### Data provided
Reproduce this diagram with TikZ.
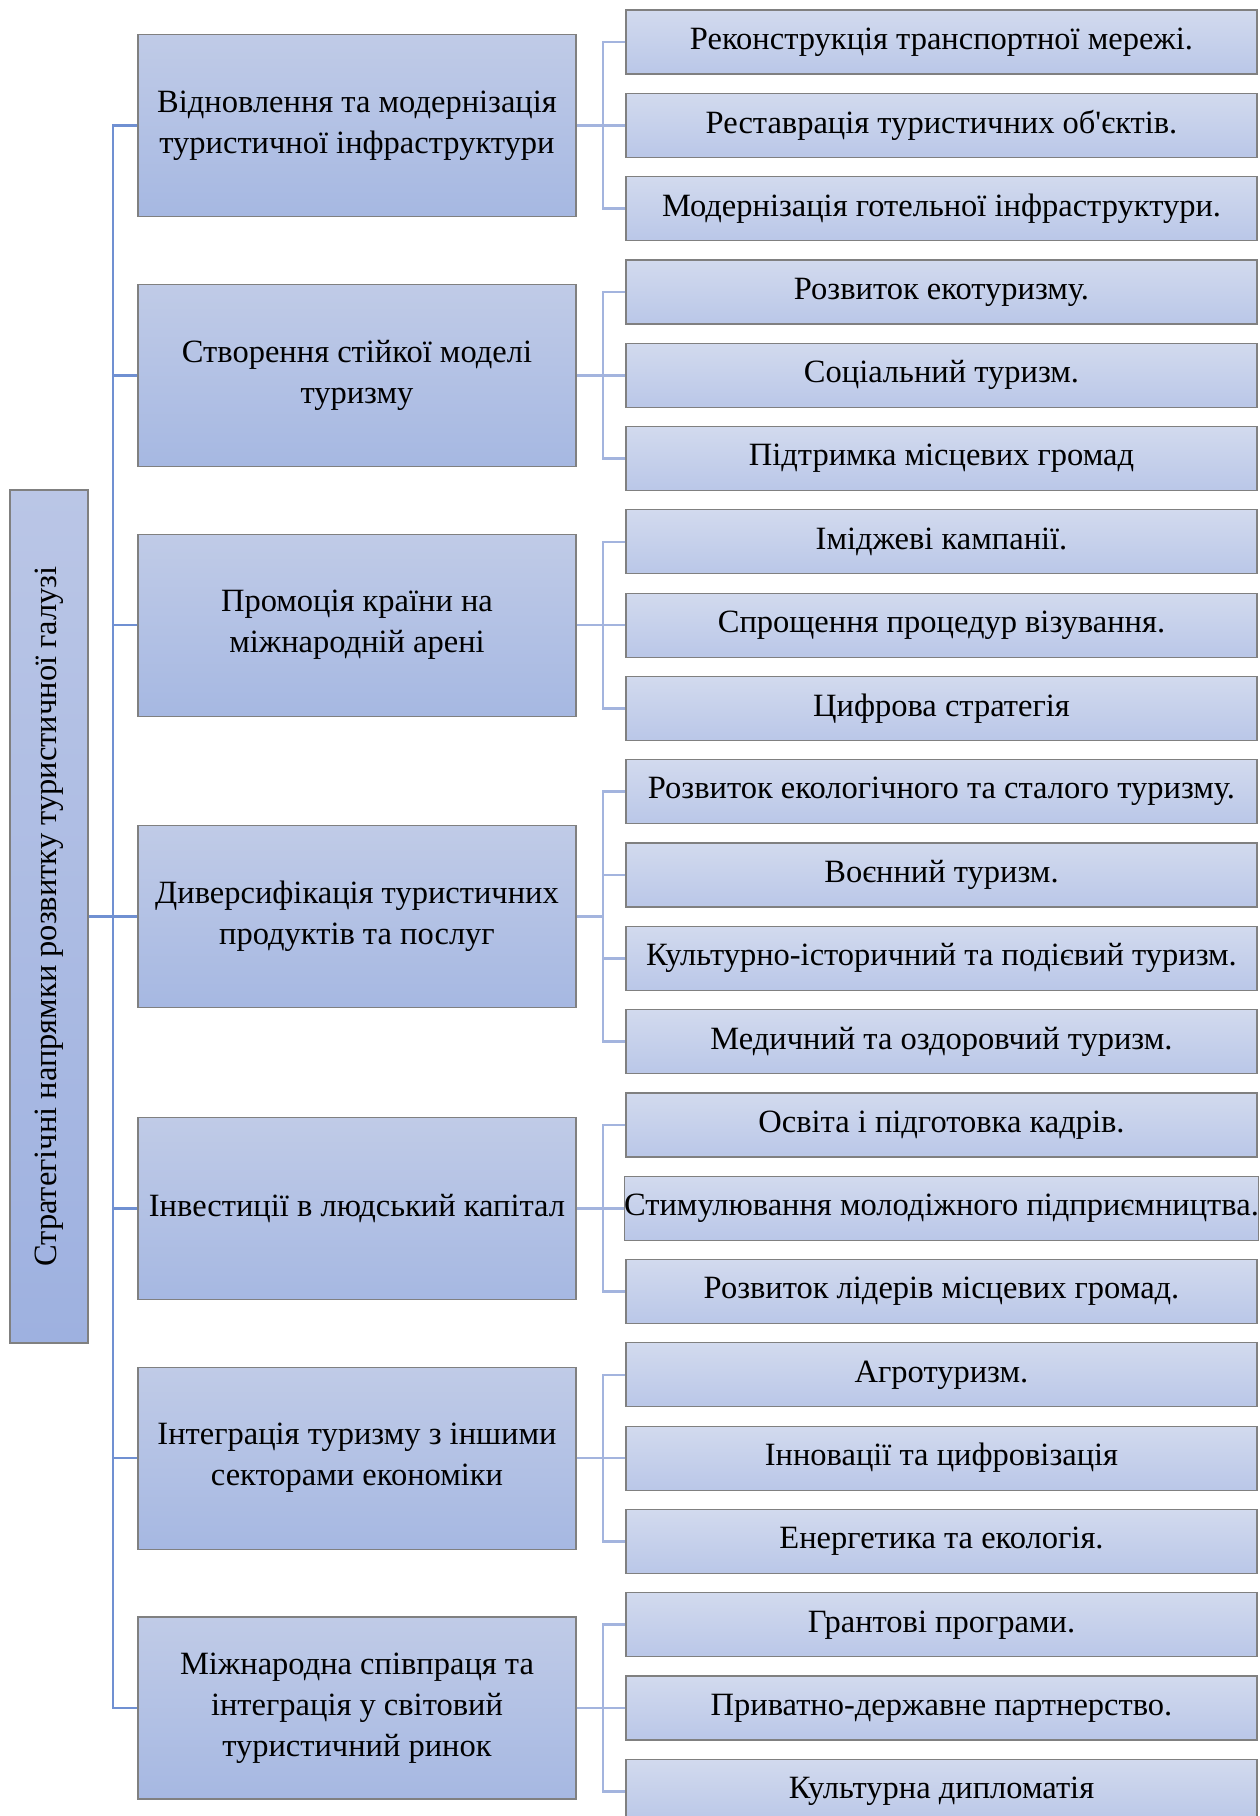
\documentclass[tikz,border=0pt]{standalone}
\usepackage{fontspec}
\setmainfont{Liberation Serif}
\usepackage{graphicx}
\definecolor{trunkc}{RGB}{112,144,210}
\definecolor{brc}{RGB}{163,180,222}
\definecolor{bordc}{RGB}{128,128,128}
\definecolor{mtop}{RGB}{192,203,231}
\definecolor{mbot}{RGB}{166,184,226}
\definecolor{ctop}{RGB}{210,218,238}
\definecolor{cbot}{RGB}{186,199,232}
\definecolor{rtop}{RGB}{186,198,230}
\definecolor{rbot}{RGB}{158,177,224}
\begin{document}
\begin{tikzpicture}[x=1pt,y=-1pt,
  every node/.style={font=\fontsize{32.5}{41}\selectfont, inner sep=0pt, align=center},
  mainbox/.style={draw=bordc, line width=1.2pt, top color=mtop, bottom color=mbot, minimum width=438pt, minimum height=182pt},
  childbox/.style={draw=bordc, line width=1.2pt, top color=ctop, bottom color=cbot, minimum width=631pt, minimum height=64pt},
  rootbox/.style={draw=bordc, line width=1.2pt, top color=rtop, bottom color=rbot, minimum width=78pt, minimum height=853pt},
  trunk/.style={draw=trunkc, line width=2.6pt},
  br/.style={draw=brc, line width=2.6pt}]
\useasboundingbox (0,0) rectangle (1260,1816);
\coordinate (tk) at (113,0);
\coordinate (bx) at (603,0);
% root
\node[rootbox] (root) at (49,916.5) {\rotatebox{90}{Стратегічні напрямки розвитку туристичної галузі}};
% main boxes
\node[mainbox] (m1) at (357,125.3) {Відновлення та модернізація\\туристичної інфраструктури};
\node[mainbox] (m2) at (357,375.2) {Створення стійкої моделі\\туризму};
\node[mainbox] (m3) at (357,625.1) {Промоція країни на\\міжнародній арені};
\node[mainbox] (m4) at (357,916.7) {Диверсифікація туристичних\\продуктів та послуг};
\node[mainbox] (m5) at (357,1208.2) {Інвестиції в людський капітал};
\node[mainbox] (m6) at (357,1458.1) {Інтеграція туризму з іншими\\секторами економіки};
\node[mainbox] (m7) at (357,1708) {Міжнародна співпраця та\\інтеграція у світовий\\туристичний ринок};
% children
\foreach \i/\t in {0/{Реконструкція транспортної мережі.},
  1/{Реставрація туристичних об\textquotesingle єктів.},
  2/{Модернізація готельної інфраструктури.},
  3/{Розвиток екотуризму.},
  4/{Соціальний туризм.},
  5/{Підтримка місцевих громад},
  6/{Іміджеві кампанії.},
  7/{Спрощення процедур візування.},
  8/{Цифрова стратегія},
  9/{Розвиток екологічного та сталого туризму.},
  10/{Воєнний туризм.},
  11/{Культурно-історичний та подієвий туризм.},
  12/{Медичний та оздоровчий туризм.},
  13/{Освіта і підготовка кадрів.},
  14/{Стимулювання молодіжного підприємництва.},
  15/{Розвиток лідерів місцевих громад.},
  16/{Агротуризм.},
  17/{Інновації та цифровізація},
  18/{Енергетика та екологія.},
  19/{Грантові програми.},
  20/{Приватно-державне партнерство.},
  21/{Культурна дипломатія}}
  {\node[childbox] (c\i) at (941.5,{42+83.3*\i}) {\t};}
% trunk connectors
\draw[trunk] (m1.west) -- (tk |- m1.west) -- (tk |- m7.west) -- (m7.west);
\foreach \m in {m2,m3,m4,m5,m6} {\draw[trunk] (\m.west) -- (tk |- \m.west);}
\draw[trunk] (root.east) -- (tk |- root.east);
% brackets
\foreach \m/\a/\b in {m1/0/2, m2/3/5, m3/6/8, m4/9/12, m5/13/15, m6/16/18, m7/19/21} {
  \draw[br] (\m.east) -- (bx |- \m.east);
  \draw[br] (c\a.west) -- (bx |- c\a.west) -- (bx |- c\b.west) -- (c\b.west);
}
\foreach \c in {1,4,7,10,11,14,17,20} {\draw[br] (c\c.west) -- (bx |- c\c.west);}
\end{tikzpicture}
\end{document}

### Goal of the exercise
Repeat the data exactly, dropping every picture it holds.

### Answer in full
Reproduce this diagram with TikZ.
\documentclass[tikz,border=0pt]{standalone}
\usepackage{fontspec}
\setmainfont{Liberation Serif}
\usepackage{graphicx}
\definecolor{trunkc}{RGB}{112,144,210}
\definecolor{brc}{RGB}{163,180,222}
\definecolor{bordc}{RGB}{128,128,128}
\definecolor{mtop}{RGB}{192,203,231}
\definecolor{mbot}{RGB}{166,184,226}
\definecolor{ctop}{RGB}{210,218,238}
\definecolor{cbot}{RGB}{186,199,232}
\definecolor{rtop}{RGB}{186,198,230}
\definecolor{rbot}{RGB}{158,177,224}
\begin{document}
\begin{tikzpicture}[x=1pt,y=-1pt,
  every node/.style={font=\fontsize{32.5}{41}\selectfont, inner sep=0pt, align=center},
  mainbox/.style={draw=bordc, line width=1.2pt, top color=mtop, bottom color=mbot, minimum width=438pt, minimum height=182pt},
  childbox/.style={draw=bordc, line width=1.2pt, top color=ctop, bottom color=cbot, minimum width=631pt, minimum height=64pt},
  rootbox/.style={draw=bordc, line width=1.2pt, top color=rtop, bottom color=rbot, minimum width=78pt, minimum height=853pt},
  trunk/.style={draw=trunkc, line width=2.6pt},
  br/.style={draw=brc, line width=2.6pt}]
\useasboundingbox (0,0) rectangle (1260,1816);
\coordinate (tk) at (113,0);
\coordinate (bx) at (603,0);
% root
\node[rootbox] (root) at (49,916.5) {\rotatebox{90}{Стратегічні напрямки розвитку туристичної галузі}};
% main boxes
\node[mainbox] (m1) at (357,125.3) {Відновлення та модернізація\\туристичної інфраструктури};
\node[mainbox] (m2) at (357,375.2) {Створення стійкої моделі\\туризму};
\node[mainbox] (m3) at (357,625.1) {Промоція країни на\\міжнародній арені};
\node[mainbox] (m4) at (357,916.7) {Диверсифікація туристичних\\продуктів та послуг};
\node[mainbox] (m5) at (357,1208.2) {Інвестиції в людський капітал};
\node[mainbox] (m6) at (357,1458.1) {Інтеграція туризму з іншими\\секторами економіки};
\node[mainbox] (m7) at (357,1708) {Міжнародна співпраця та\\інтеграція у світовий\\туристичний ринок};
% children
\foreach \i/\t in {0/{Реконструкція транспортної мережі.},
  1/{Реставрація туристичних об\textquotesingle єктів.},
  2/{Модернізація готельної інфраструктури.},
  3/{Розвиток екотуризму.},
  4/{Соціальний туризм.},
  5/{Підтримка місцевих громад},
  6/{Іміджеві кампанії.},
  7/{Спрощення процедур візування.},
  8/{Цифрова стратегія},
  9/{Розвиток екологічного та сталого туризму.},
  10/{Воєнний туризм.},
  11/{Культурно-історичний та подієвий туризм.},
  12/{Медичний та оздоровчий туризм.},
  13/{Освіта і підготовка кадрів.},
  14/{Стимулювання молодіжного підприємництва.},
  15/{Розвиток лідерів місцевих громад.},
  16/{Агротуризм.},
  17/{Інновації та цифровізація},
  18/{Енергетика та екологія.},
  19/{Грантові програми.},
  20/{Приватно-державне партнерство.},
  21/{Культурна дипломатія}}
  {\node[childbox] (c\i) at (941.5,{42+83.3*\i}) {\t};}
% trunk connectors
\draw[trunk] (m1.west) -- (tk |- m1.west) -- (tk |- m7.west) -- (m7.west);
\foreach \m in {m2,m3,m4,m5,m6} {\draw[trunk] (\m.west) -- (tk |- \m.west);}
\draw[trunk] (root.east) -- (tk |- root.east);
% brackets
\foreach \m/\a/\b in {m1/0/2, m2/3/5, m3/6/8, m4/9/12, m5/13/15, m6/16/18, m7/19/21} {
  \draw[br] (\m.east) -- (bx |- \m.east);
  \draw[br] (c\a.west) -- (bx |- c\a.west) -- (bx |- c\b.west) -- (c\b.west);
}
\foreach \c in {1,4,7,10,11,14,17,20} {\draw[br] (c\c.west) -- (bx |- c\c.west);}
\end{tikzpicture}
\end{document}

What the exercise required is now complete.